| Job |
Exactly the lines from the one with "Output the web" through the one with "7.1, 5.2, 0.5];", inclusive, are to be repeated, and the pictures are not.

| Data listing |

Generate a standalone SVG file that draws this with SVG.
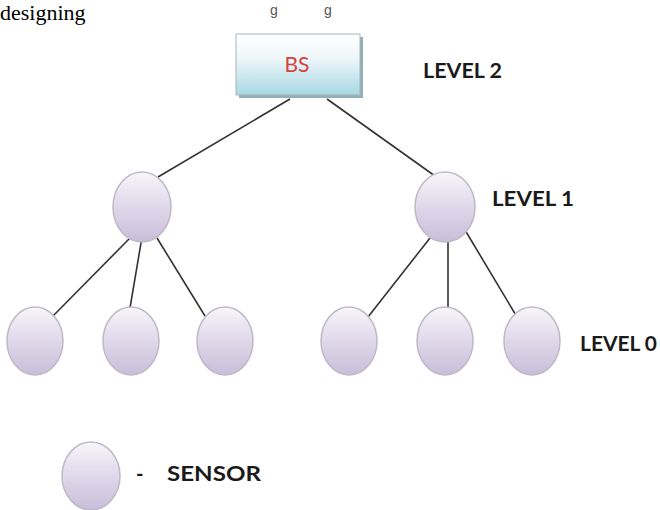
<svg xmlns="http://www.w3.org/2000/svg" width="660" height="510" viewBox="0 0 660 510">
  <style>
    .sensor { fill: url(#sg); stroke: #bdb9c6; stroke-width: 1.5; }
    .edge { stroke: #333; stroke-width: 1.6; fill: none; }
    .lvl { font-family: Lato, "Open Sans", "Liberation Sans", sans-serif; font-weight: bold; font-size: 20px; fill: #1a1a1a; }
  </style>
  <defs>
    <linearGradient id="sg" x1="0" y1="0" x2="0" y2="1">
      <stop offset="0" stop-color="#f7f6fa"/>
      <stop offset="0.55" stop-color="#ddd5e8"/>
      <stop offset="1" stop-color="#c9bed9"/>
    </linearGradient>
    <linearGradient id="bg" x1="0" y1="0" x2="0" y2="1">
      <stop offset="0" stop-color="#ffffff"/>
      <stop offset="0.4" stop-color="#eef7fa"/>
      <stop offset="1" stop-color="#a8d8e4"/>
    </linearGradient>
  </defs>
  <rect width="660" height="510" fill="#fff"/>
  <text x="0" y="20" font-family="Liberation Serif, serif" font-size="22" fill="#000">designing</text>
  <text x="270" y="15" font-family="Liberation Sans, sans-serif" font-size="14" fill="#555">g</text>
  <text x="324" y="15" font-family="Liberation Sans, sans-serif" font-size="14" fill="#555">g</text>

  <g id="connectors">
    <line class="edge" x1="290" y1="99" x2="158" y2="177"/>
    <line class="edge" x1="327" y1="99" x2="435" y2="176"/>
    <line class="edge" x1="130" y1="238" x2="52" y2="317"/>
    <line class="edge" x1="142" y1="237" x2="130" y2="308"/>
    <line class="edge" x1="157" y1="238" x2="205" y2="316"/>
    <line class="edge" x1="430" y1="238" x2="368" y2="317"/>
    <line class="edge" x1="448" y1="237" x2="448" y2="308"/>
    <line class="edge" x1="465" y1="230" x2="517" y2="317"/>
  </g>

  <g id="bs">
    <rect x="239" y="37" width="124" height="61" fill="#8fb0b9"/>
    <rect x="236" y="34" width="124" height="61" fill="url(#bg)" stroke="#a9b3b7" stroke-width="1"/>
    <text x="297" y="72" text-anchor="middle" font-family="Lato, 'Open Sans', 'Liberation Sans', sans-serif" font-size="21" fill="#d8413c">BS</text>
  </g>
  <text class="lvl" x="423" y="78" textLength="79" lengthAdjust="spacingAndGlyphs">LEVEL 2</text>

  <g id="l1a"><ellipse class="sensor" cx="142" cy="207" rx="29" ry="35"/></g>
  <g id="l1b"><ellipse class="sensor" cx="445" cy="207" rx="30" ry="35"/></g>
  <text class="lvl" x="492" y="206" textLength="82" lengthAdjust="spacingAndGlyphs">LEVEL 1</text>

  <g id="l0a"><ellipse class="sensor" cx="35" cy="341" rx="28" ry="34"/></g>
  <g id="l0b"><ellipse class="sensor" cx="131" cy="341" rx="28" ry="34"/></g>
  <g id="l0c"><ellipse class="sensor" cx="225" cy="341" rx="28" ry="34"/></g>
  <g id="l0d"><ellipse class="sensor" cx="349" cy="341" rx="28" ry="34"/></g>
  <g id="l0e"><ellipse class="sensor" cx="445" cy="341" rx="28" ry="34"/></g>
  <g id="l0f"><ellipse class="sensor" cx="532" cy="341" rx="28" ry="34"/></g>
  <text class="lvl" x="580" y="351" textLength="77" lengthAdjust="spacingAndGlyphs">LEVEL 0</text>

  <g id="legend">
    <ellipse class="sensor" cx="91" cy="476" rx="29" ry="34"/>
    <text class="lvl" x="136" y="481">-</text>
    <text class="lvl" x="167" y="481" textLength="94" lengthAdjust="spacingAndGlyphs">SENSOR</text>
  </g>
</svg>
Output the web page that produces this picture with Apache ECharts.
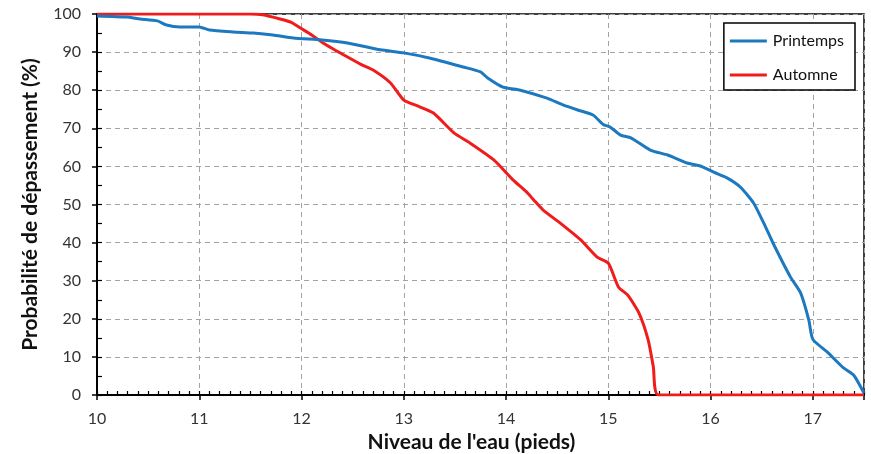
<!DOCTYPE html>
<html>
<head>
<meta charset="utf-8">
<script src="https://cdn.jsdelivr.net/npm/echarts@6/dist/echarts.min.js"></script>
<style>
  html, body { margin: 0; padding: 0; background: #fff; }
  #chart { width: 871px; height: 454px; }
</style>
</head>
<body>
<div id="chart"></div>
<script>
// Courbes de probabilité de dépassement du niveau d'eau
const springLevel = [10.0, 10.29, 10.42, 10.59, 10.68, 10.81, 11.0, 11.1, 11.33, 11.53, 11.72, 11.92, 12.2, 12.45, 12.77, 13.0, 13.26, 13.58, 13.75, 13.82, 13.97, 14.14, 14.4, 14.55, 14.7, 14.85, 14.95, 15.02, 15.12, 15.22, 15.41, 15.58, 15.77, 15.9, 16.03, 16.16, 16.29, 16.42, 16.52, 16.61, 16.78, 16.88, 16.96, 17.0, 17.14, 17.3, 17.4, 17.5];
const springProb  = [99.5, 99.2, 98.7, 98.2, 97.1, 96.6, 96.6, 95.8, 95.3, 95.0, 94.5, 93.7, 93.2, 92.4, 90.6, 89.8, 88.4, 86.1, 84.8, 83.2, 80.8, 80.0, 77.9, 76.2, 74.8, 73.5, 71.0, 70.3, 68.2, 67.5, 64.3, 63.0, 60.9, 60.1, 58.5, 57.0, 54.6, 50.4, 45.1, 39.9, 31.0, 26.8, 19.7, 14.6, 11.3, 7.1, 5.2, 0.5];

const autumnLevel = [10.0, 11.5, 11.62, 11.79, 11.9, 11.99, 12.1, 12.21, 12.45, 12.58, 12.7, 12.87, 13.0, 13.15, 13.29, 13.49, 13.65, 13.88, 14.07, 14.2, 14.27, 14.36, 14.53, 14.73, 14.89, 15.0, 15.1, 15.19, 15.3, 15.39, 15.44, 15.49, 17.5];
const autumnProb  = [100, 100, 99.8, 98.7, 97.8, 96.3, 94.5, 92.4, 88.7, 86.8, 85.3, 81.9, 77.4, 75.7, 74.0, 68.8, 66.1, 61.7, 56.4, 53.3, 51.2, 48.6, 45.1, 40.7, 36.2, 34.6, 28.3, 26.2, 21.5, 14.4, 7.4, 0, 0];

const seriesNames = ['Printemps', 'Automne'];
const xRange = [10, 17.5];
const yRange = [0, 100];

const pairs = (xs, ys) => xs.map((x, i) => [x, ys[i]]);

const FONT = 'Lato, "Open Sans", sans-serif';
const chart = echarts.init(document.getElementById('chart'), null, { renderer: 'canvas' });

chart.setOption({
  backgroundColor: '#ffffff',
  animation: false,
  grid: {
    left: 97, right: 7, top: 14, bottom: 59,
    outerBoundsMode: 'none',
    show: true, borderColor: '#000', borderWidth: 1.5, backgroundColor: 'transparent'
  },
  legend: {
    orient: 'vertical',
    right: 16, top: 23,
    padding: [10, 11, 7, 6],
    backgroundColor: '#fff',
    borderColor: '#000', borderWidth: 1.5, borderRadius: 0,
    itemWidth: 37, itemHeight: 3, itemGap: 18,
    icon: 'rect',
    textStyle: { fontFamily: FONT, fontSize: 16, color: '#111', padding: [0, 0, 0, 1] },
    data: seriesNames
  },
  xAxis: [
    {
      type: 'value', min: xRange[0], max: xRange[1], interval: 1,
      name: "Niveau de l'eau (pieds)", nameLocation: 'middle', nameGap: 28,
      nameTextStyle: { fontFamily: FONT, fontSize: 21, fontWeight: 'bold', color: '#111', padding: [0, 18, 0, 0] },
      axisLine: { show: true, lineStyle: { color: '#000', width: 2 } },
      axisTick: { show: true, inside: false, length: 5, lineStyle: { color: '#000', width: 1.5 } },
      axisLabel: {
        fontFamily: FONT, fontSize: 16, color: '#333', margin: 16,
        formatter: v => (Number.isInteger(v) ? String(v) : '')
      },
      splitLine: { show: true, lineStyle: { color: '#a3a3a3', type: [5, 4], width: 1 } }
    },
    {
      type: 'value', min: xRange[0], max: xRange[1], interval: 0.1, position: 'bottom',
      axisLine: { show: false },
      axisTick: { show: true, inside: true, length: 4, lineStyle: { color: '#000', width: 1.2 } },
      axisLabel: { show: false },
      splitLine: { show: false }
    }
  ],
  yAxis: [
    {
      type: 'value', min: yRange[0], max: yRange[1], interval: 10,
      name: 'Probabilité de dépassement (%)', nameLocation: 'middle', nameGap: 56,
      nameTextStyle: { fontFamily: FONT, fontSize: 21, fontWeight: 'bold', color: '#111' },
      axisLine: { show: true, lineStyle: { color: '#000', width: 2 } },
      axisTick: { show: true, inside: false, length: 5, lineStyle: { color: '#000', width: 1.5 } },
      axisLabel: { fontFamily: FONT, fontSize: 16, color: '#333', margin: 16 },
      splitLine: { show: true, lineStyle: { color: '#a3a3a3', type: [5, 4], width: 1 } }
    },
    {
      type: 'value', min: yRange[0], max: yRange[1], interval: 5, position: 'left',
      axisLine: { show: false },
      axisTick: { show: true, inside: true, length: 5, lineStyle: { color: '#000', width: 1.2 } },
      axisLabel: { show: false },
      splitLine: { show: false }
    }
  ],
  series: [
    {
      name: seriesNames[0], type: 'line', xAxisIndex: 0, yAxisIndex: 0,
      data: pairs(springLevel, springProb),
      showSymbol: false, symbol: 'none', smooth: 0.2,
      lineStyle: { color: '#1c79c0', width: 3 },
      itemStyle: { color: '#1c79c0' },
      z: 5
    },
    {
      name: seriesNames[1], type: 'line', xAxisIndex: 0, yAxisIndex: 0,
      data: pairs(autumnLevel, autumnProb),
      showSymbol: false, symbol: 'none', smooth: 0.2,
      lineStyle: { color: '#f01c1c', width: 3 },
      itemStyle: { color: '#f01c1c' },
      z: 4
    }
  ]
});
</script>
</body>
</html>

| Answer in full |
Output the web page that produces this picture with Apache ECharts.
<!DOCTYPE html>
<html>
<head>
<meta charset="utf-8">
<script src="https://cdn.jsdelivr.net/npm/echarts@6/dist/echarts.min.js"></script>
<style>
  html, body { margin: 0; padding: 0; background: #fff; }
  #chart { width: 871px; height: 454px; }
</style>
</head>
<body>
<div id="chart"></div>
<script>
// Courbes de probabilité de dépassement du niveau d'eau
const springLevel = [10.0, 10.29, 10.42, 10.59, 10.68, 10.81, 11.0, 11.1, 11.33, 11.53, 11.72, 11.92, 12.2, 12.45, 12.77, 13.0, 13.26, 13.58, 13.75, 13.82, 13.97, 14.14, 14.4, 14.55, 14.7, 14.85, 14.95, 15.02, 15.12, 15.22, 15.41, 15.58, 15.77, 15.9, 16.03, 16.16, 16.29, 16.42, 16.52, 16.61, 16.78, 16.88, 16.96, 17.0, 17.14, 17.3, 17.4, 17.5];
const springProb  = [99.5, 99.2, 98.7, 98.2, 97.1, 96.6, 96.6, 95.8, 95.3, 95.0, 94.5, 93.7, 93.2, 92.4, 90.6, 89.8, 88.4, 86.1, 84.8, 83.2, 80.8, 80.0, 77.9, 76.2, 74.8, 73.5, 71.0, 70.3, 68.2, 67.5, 64.3, 63.0, 60.9, 60.1, 58.5, 57.0, 54.6, 50.4, 45.1, 39.9, 31.0, 26.8, 19.7, 14.6, 11.3, 7.1, 5.2, 0.5];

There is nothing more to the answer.